3. Keep an eye on your credit score
Our credit score affects nearly everything in our financial lives. It affects the interest rate on the car loan we apply for, the mortgage loan, the credit cards—even employers and landlords can reference your credit score when reviewing your application. By monitoring your credit score, you can see where you stand and what you can do to improve it if necessary. Use websites like creditkarma.com to view your credit score (not your actual FICO) regularly for free and then pay to see your actual credit score at least annually using annualcreditreport.com.

4. Create a debt reduction plan

The first step is to make a list of all your debts. Get clear about how much you owe, the interest rate of each debt, and the minimum payment due. Then review your budget to determine how much you can realistically add toward extra debt payments and start with the debt with the highest interest rate while paying the minimums on the rest. This will allow you to save the most in interest payments. Once the debt with the highest interest rate is paid off, move on to the second highest, and so on.

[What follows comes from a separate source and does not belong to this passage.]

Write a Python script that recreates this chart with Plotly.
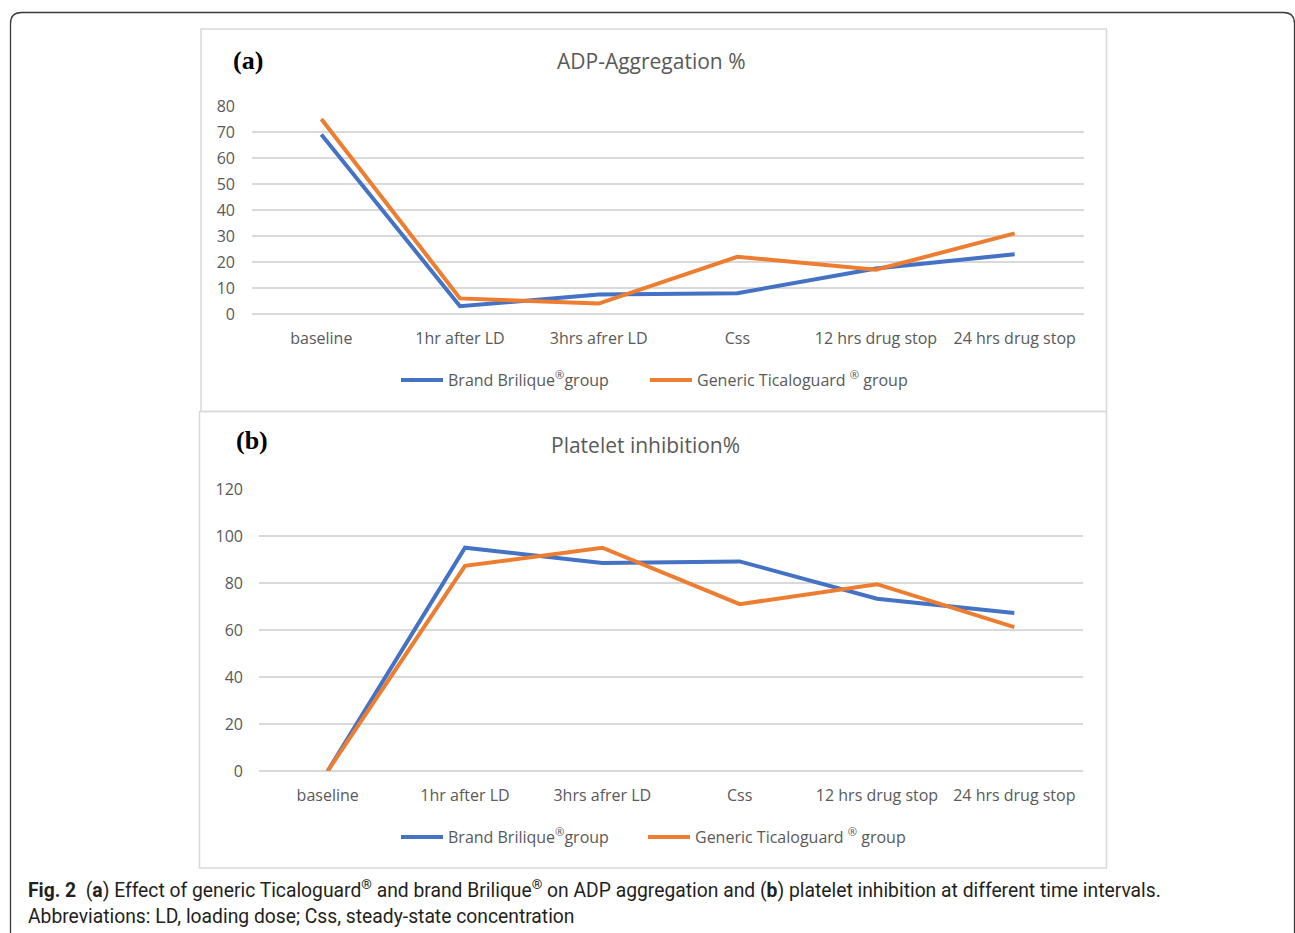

5. Focus on building your earning potential

Income is one of the biggest factors in wealth creation over time. After all, if you don’t make money—or don’t make enough money—it is very difficult to save for your financial future. So if you can’t save as much as you would like to due to your income level, focus on ways to increase your earning potential for the long run. There are a lot of free courses you can take online, and even watching YouTube videos to sharpen your skills is something anyone can do. There are plenty of ways you can earn extra money on the side. Think outside the box, and continue to focus on increasing your earning potential every year.